Obama Campaign Is Making Progress With Evangelical Voters
McCain leads with the group but the Democrat is doing all the right things
By Liz Halloran
Posted July 17, 2008
Randy Brinson says he "almost fell out of my chair" when he heard that expected Democratic nominee Barack Obama had chosen Zanesville, Ohio, as the setting for a recent speech in which he embraced the concept of using faith-based groups to help carry out government social service efforts.
It wasn't that Zanesville struck Brinson as an odd locale. Quite the opposite. It was that Obama had clearly figured out something that Brinson already knew.
"Zanesville is Ground Zero for conservative evangelicals in Ohio," says Brinson, who, as founder of the voter registration organization "Redeem the Vote," knows a thing or two about where to find conservative Christians.
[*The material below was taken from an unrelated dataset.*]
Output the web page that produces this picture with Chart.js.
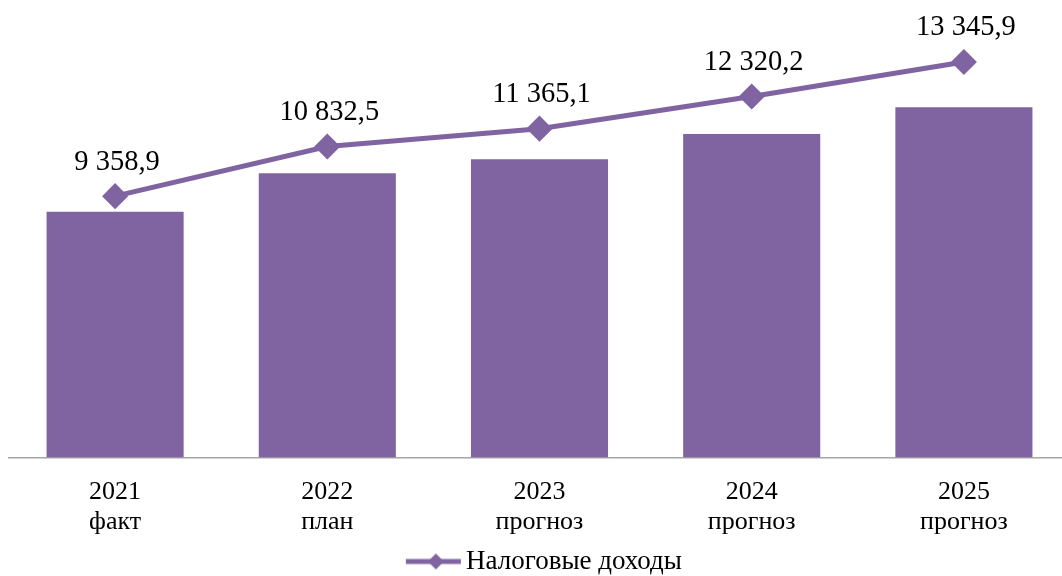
<!DOCTYPE html>
<html>
<head>
<meta charset="utf-8">
<script src="https://cdn.jsdelivr.net/npm/chart.js@4.4.1/dist/chart.umd.min.js"></script>
<style>
  body { margin: 0; background: #fff; overflow: hidden; }
</style>
</head>
<body>
<canvas id="taxChart" width="1072" height="585"></canvas>
<script>
// Data
const years = ['2021', '2022', '2023', '2024', '2025'];
const stages = ['факт', 'план', 'прогноз', 'прогноз', 'прогноз'];
const taxIncome = [9358.9, 10832.5, 11365.1, 12320.2, 13345.9];
const seriesName = 'Налоговые доходы';

const purple = '#8064A2';
const serif = "'Liberation Serif', 'Times New Roman', serif";

// "9 358,9" style
function fmt(v) {
  const parts = v.toFixed(1).split('.');
  return parts[0].replace(/\B(?=(\d{3})+(?!\d))/g, ' ') + ',' + parts[1];
}

// legend marker: line with a diamond (drawn off-centre so the text sits right of it)
const marker = document.createElement('canvas');
marker.width = 80; marker.height = 20;
(function () {
  const c = marker.getContext('2d');
  c.strokeStyle = purple; c.fillStyle = purple; c.lineWidth = 5;
  c.beginPath(); c.moveTo(21, 10); c.lineTo(76, 10); c.stroke();
  c.beginPath(); c.moveTo(51, 2); c.lineTo(59, 10); c.lineTo(51, 18); c.lineTo(43, 10); c.closePath(); c.fill();
})();

// value labels above the line points
const valueLabels = {
  id: 'valueLabels',
  afterDatasetsDraw(chart) {
    const ctx = chart.ctx;
    const meta = chart.getDatasetMeta(1);
    ctx.save();
    ctx.font = '28.5px ' + serif;
    ctx.fillStyle = '#000';
    ctx.textAlign = 'center';
    ctx.textBaseline = 'middle';
    meta.data.forEach((pt, i) => {
      ctx.fillText(fmt(taxIncome[i]), pt.x + 2, pt.y - 34);
    });
    ctx.restore();
  }
};

const ctx = document.getElementById('taxChart').getContext('2d');
const taxChart = new Chart(ctx, {
    data: {
        labels: years.map((y, i) => [y, stages[i]]),
        datasets: [{
            type: 'bar',
            label: seriesName,
            data: taxIncome,
            backgroundColor: purple,
            yAxisID: 'y',
            categoryPercentage: 1,
            barPercentage: 0.646,
            order: 2
        },
        {
            type: 'line',
            label: seriesName,
            data: taxIncome,
            borderColor: purple,
            backgroundColor: purple,
            borderWidth: 5,
            pointStyle: 'rectRot',
            pointRadius: 9.5,
            pointHoverRadius: 9.5,
            yAxisID: 'y2',
            clip: false,
            order: 1
        }]
    },
    options: {
        responsive: false,
        animation: false,
        layout: { autoPadding: false, padding: { top: 10, left: 9, right: 2, bottom: 0 } },
        scales: {
            x: {
                grid: { display: true, drawOnChartArea: false, drawTicks: true, tickLength: 20, tickColor: 'rgba(0,0,0,0)' },
                border: { display: true, color: '#a6a6a6', width: 1.5 },
                ticks: { color: '#000', font: { family: serif, size: 26, lineHeight: 1.154 }, padding: 0, maxRotation: 0 }
            },
            y: { display: false, min: 0, max: 17048 },
            y2: { display: false, min: 1592, max: 14891 }
        },
        plugins: {
            legend: {
                position: 'bottom',
                labels: {
                    color: '#000',
                    font: { family: serif, size: 27 },
                    usePointStyle: true,
                    pointStyleWidth: 55.5,
                    padding: 10.5,
                    generateLabels: chart => [{
                        text: seriesName, pointStyle: marker, datasetIndex: 1,
                        fillStyle: purple, strokeStyle: purple, lineWidth: 0, fontColor: '#000'
                    }]
                }
            },
            tooltip: { enabled: false }
        }
    },
    plugins: [valueLabels]
});
</script>
</body>
</html>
It's a place, he says, that is populated with just the kind of recently reliable Republican voters Obama has tried to woo with a strategy that Brinson and other Christian leaders say they have found remarkable.
"They've researched where the votes are, and they've thrown away the old Democratic playbooks," says Brinson, who is among the evangelical leaders the Obama camp has reached out to. "Instead of just relying on a large number of urban votes, they're going to suburban areas and reaching out to a large number of conservatives." And so are Obama supporters: the religious political action committee Matthew 25 has already aired a pro-Obama ad on Christian radio in Colorado Springs, Colo., home of evangelical leader James Dobson of Focus on the Family, a harsh critic of the Democratic candidate.
Zanesville is one of the places where Brinson's five-year-old nonprofit group found particularly fertile ground for signing up "people of faith," he says. His group registered more than 78,000 people nationwide in 2004 and was instrumental in boosting the ranks of conservative white Christian voters who helped President Bush win his second term. Redeem the Vote now touts its 70 million-plus E-mail list that targets evangelicals. Mike Huckabee used the list to help him win eight primary and caucus contests before ceding the race to presumed GOP nominee John McCain.
"Where the Obama campaign is going is right on target, and that's why he's doing so well," Brinson said.